• Given exercise: Reproduce the listing word for word. Skip any image.

• Data block:
===============
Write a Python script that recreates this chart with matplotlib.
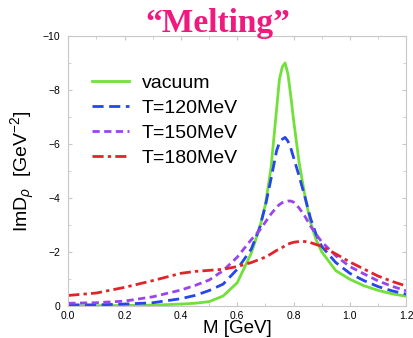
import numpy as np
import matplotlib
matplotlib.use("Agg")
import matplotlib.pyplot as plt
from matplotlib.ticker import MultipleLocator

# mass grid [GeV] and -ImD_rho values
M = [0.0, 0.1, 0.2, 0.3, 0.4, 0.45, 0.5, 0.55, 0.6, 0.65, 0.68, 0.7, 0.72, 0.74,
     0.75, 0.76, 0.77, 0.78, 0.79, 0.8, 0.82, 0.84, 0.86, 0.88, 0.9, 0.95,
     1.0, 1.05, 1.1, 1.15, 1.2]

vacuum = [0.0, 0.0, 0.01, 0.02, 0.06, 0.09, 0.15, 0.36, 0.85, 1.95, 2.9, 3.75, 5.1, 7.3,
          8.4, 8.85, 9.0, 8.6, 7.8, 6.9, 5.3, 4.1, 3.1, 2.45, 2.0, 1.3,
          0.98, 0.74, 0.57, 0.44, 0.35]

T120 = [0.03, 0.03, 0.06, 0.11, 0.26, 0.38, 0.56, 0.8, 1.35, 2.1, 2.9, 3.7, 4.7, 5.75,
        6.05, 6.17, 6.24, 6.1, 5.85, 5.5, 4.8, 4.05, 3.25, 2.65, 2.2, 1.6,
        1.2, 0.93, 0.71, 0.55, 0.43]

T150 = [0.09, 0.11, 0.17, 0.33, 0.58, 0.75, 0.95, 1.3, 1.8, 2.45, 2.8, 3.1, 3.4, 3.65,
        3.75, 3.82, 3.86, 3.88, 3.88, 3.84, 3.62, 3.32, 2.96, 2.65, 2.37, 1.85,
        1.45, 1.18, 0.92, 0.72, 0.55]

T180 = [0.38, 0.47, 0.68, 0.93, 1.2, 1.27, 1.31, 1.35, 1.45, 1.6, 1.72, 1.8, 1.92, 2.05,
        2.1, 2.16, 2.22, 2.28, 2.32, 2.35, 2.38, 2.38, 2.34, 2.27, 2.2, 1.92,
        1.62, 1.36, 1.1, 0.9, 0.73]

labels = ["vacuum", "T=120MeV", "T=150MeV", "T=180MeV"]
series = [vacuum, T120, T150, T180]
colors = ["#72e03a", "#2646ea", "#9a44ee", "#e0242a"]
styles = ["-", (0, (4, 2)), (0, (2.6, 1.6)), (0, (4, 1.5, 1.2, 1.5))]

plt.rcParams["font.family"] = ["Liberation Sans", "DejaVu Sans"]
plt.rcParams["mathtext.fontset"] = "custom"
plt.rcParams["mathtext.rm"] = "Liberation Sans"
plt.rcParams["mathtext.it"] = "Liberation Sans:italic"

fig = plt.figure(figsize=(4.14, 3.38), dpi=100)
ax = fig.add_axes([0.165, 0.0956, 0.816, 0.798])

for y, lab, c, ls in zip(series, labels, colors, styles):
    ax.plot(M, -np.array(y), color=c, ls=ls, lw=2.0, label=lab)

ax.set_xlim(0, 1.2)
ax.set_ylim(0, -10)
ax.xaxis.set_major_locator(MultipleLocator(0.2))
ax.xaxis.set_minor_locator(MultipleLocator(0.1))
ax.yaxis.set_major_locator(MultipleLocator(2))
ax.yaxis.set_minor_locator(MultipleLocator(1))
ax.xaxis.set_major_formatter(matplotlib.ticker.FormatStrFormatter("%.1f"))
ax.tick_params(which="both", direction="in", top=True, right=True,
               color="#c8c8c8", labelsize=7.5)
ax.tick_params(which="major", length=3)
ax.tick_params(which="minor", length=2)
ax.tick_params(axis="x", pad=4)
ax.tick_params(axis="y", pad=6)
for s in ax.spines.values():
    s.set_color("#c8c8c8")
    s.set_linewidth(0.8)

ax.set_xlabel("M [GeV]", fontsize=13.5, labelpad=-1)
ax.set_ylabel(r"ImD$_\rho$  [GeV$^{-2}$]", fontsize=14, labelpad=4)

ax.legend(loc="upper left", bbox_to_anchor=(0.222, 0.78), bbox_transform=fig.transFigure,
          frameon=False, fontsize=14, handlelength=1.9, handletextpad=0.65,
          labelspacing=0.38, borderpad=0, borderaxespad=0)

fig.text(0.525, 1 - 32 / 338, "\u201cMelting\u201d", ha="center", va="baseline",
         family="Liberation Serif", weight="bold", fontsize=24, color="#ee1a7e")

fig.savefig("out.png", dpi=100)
===============
• Output of the task:
Write a Python script that recreates this chart with matplotlib.
import numpy as np
import matplotlib
matplotlib.use("Agg")
import matplotlib.pyplot as plt
from matplotlib.ticker import MultipleLocator

# mass grid [GeV] and -ImD_rho values
M = [0.0, 0.1, 0.2, 0.3, 0.4, 0.45, 0.5, 0.55, 0.6, 0.65, 0.68, 0.7, 0.72, 0.74,
     0.75, 0.76, 0.77, 0.78, 0.79, 0.8, 0.82, 0.84, 0.86, 0.88, 0.9, 0.95,
     1.0, 1.05, 1.1, 1.15, 1.2]

vacuum = [0.0, 0.0, 0.01, 0.02, 0.06, 0.09, 0.15, 0.36, 0.85, 1.95, 2.9, 3.75, 5.1, 7.3,
          8.4, 8.85, 9.0, 8.6, 7.8, 6.9, 5.3, 4.1, 3.1, 2.45, 2.0, 1.3,
          0.98, 0.74, 0.57, 0.44, 0.35]

T120 = [0.03, 0.03, 0.06, 0.11, 0.26, 0.38, 0.56, 0.8, 1.35, 2.1, 2.9, 3.7, 4.7, 5.75,
        6.05, 6.17, 6.24, 6.1, 5.85, 5.5, 4.8, 4.05, 3.25, 2.65, 2.2, 1.6,
        1.2, 0.93, 0.71, 0.55, 0.43]

T150 = [0.09, 0.11, 0.17, 0.33, 0.58, 0.75, 0.95, 1.3, 1.8, 2.45, 2.8, 3.1, 3.4, 3.65,
        3.75, 3.82, 3.86, 3.88, 3.88, 3.84, 3.62, 3.32, 2.96, 2.65, 2.37, 1.85,
        1.45, 1.18, 0.92, 0.72, 0.55]

T180 = [0.38, 0.47, 0.68, 0.93, 1.2, 1.27, 1.31, 1.35, 1.45, 1.6, 1.72, 1.8, 1.92, 2.05,
        2.1, 2.16, 2.22, 2.28, 2.32, 2.35, 2.38, 2.38, 2.34, 2.27, 2.2, 1.92,
        1.62, 1.36, 1.1, 0.9, 0.73]

labels = ["vacuum", "T=120MeV", "T=150MeV", "T=180MeV"]
series = [vacuum, T120, T150, T180]
colors = ["#72e03a", "#2646ea", "#9a44ee", "#e0242a"]
styles = ["-", (0, (4, 2)), (0, (2.6, 1.6)), (0, (4, 1.5, 1.2, 1.5))]

plt.rcParams["font.family"] = ["Liberation Sans", "DejaVu Sans"]
plt.rcParams["mathtext.fontset"] = "custom"
plt.rcParams["mathtext.rm"] = "Liberation Sans"
plt.rcParams["mathtext.it"] = "Liberation Sans:italic"

fig = plt.figure(figsize=(4.14, 3.38), dpi=100)
ax = fig.add_axes([0.165, 0.0956, 0.816, 0.798])

for y, lab, c, ls in zip(series, labels, colors, styles):
    ax.plot(M, -np.array(y), color=c, ls=ls, lw=2.0, label=lab)

ax.set_xlim(0, 1.2)
ax.set_ylim(0, -10)
ax.xaxis.set_major_locator(MultipleLocator(0.2))
ax.xaxis.set_minor_locator(MultipleLocator(0.1))
ax.yaxis.set_major_locator(MultipleLocator(2))
ax.yaxis.set_minor_locator(MultipleLocator(1))
ax.xaxis.set_major_formatter(matplotlib.ticker.FormatStrFormatter("%.1f"))
ax.tick_params(which="both", direction="in", top=True, right=True,
               color="#c8c8c8", labelsize=7.5)
ax.tick_params(which="major", length=3)
ax.tick_params(which="minor", length=2)
ax.tick_params(axis="x", pad=4)
ax.tick_params(axis="y", pad=6)
for s in ax.spines.values():
    s.set_color("#c8c8c8")
    s.set_linewidth(0.8)

ax.set_xlabel("M [GeV]", fontsize=13.5, labelpad=-1)
ax.set_ylabel(r"ImD$_\rho$  [GeV$^{-2}$]", fontsize=14, labelpad=4)

ax.legend(loc="upper left", bbox_to_anchor=(0.222, 0.78), bbox_transform=fig.transFigure,
          frameon=False, fontsize=14, handlelength=1.9, handletextpad=0.65,
          labelspacing=0.38, borderpad=0, borderaxespad=0)

fig.text(0.525, 1 - 32 / 338, "\u201cMelting\u201d", ha="center", va="baseline",
         family="Liberation Serif", weight="bold", fontsize=24, color="#ee1a7e")

fig.savefig("out.png", dpi=100)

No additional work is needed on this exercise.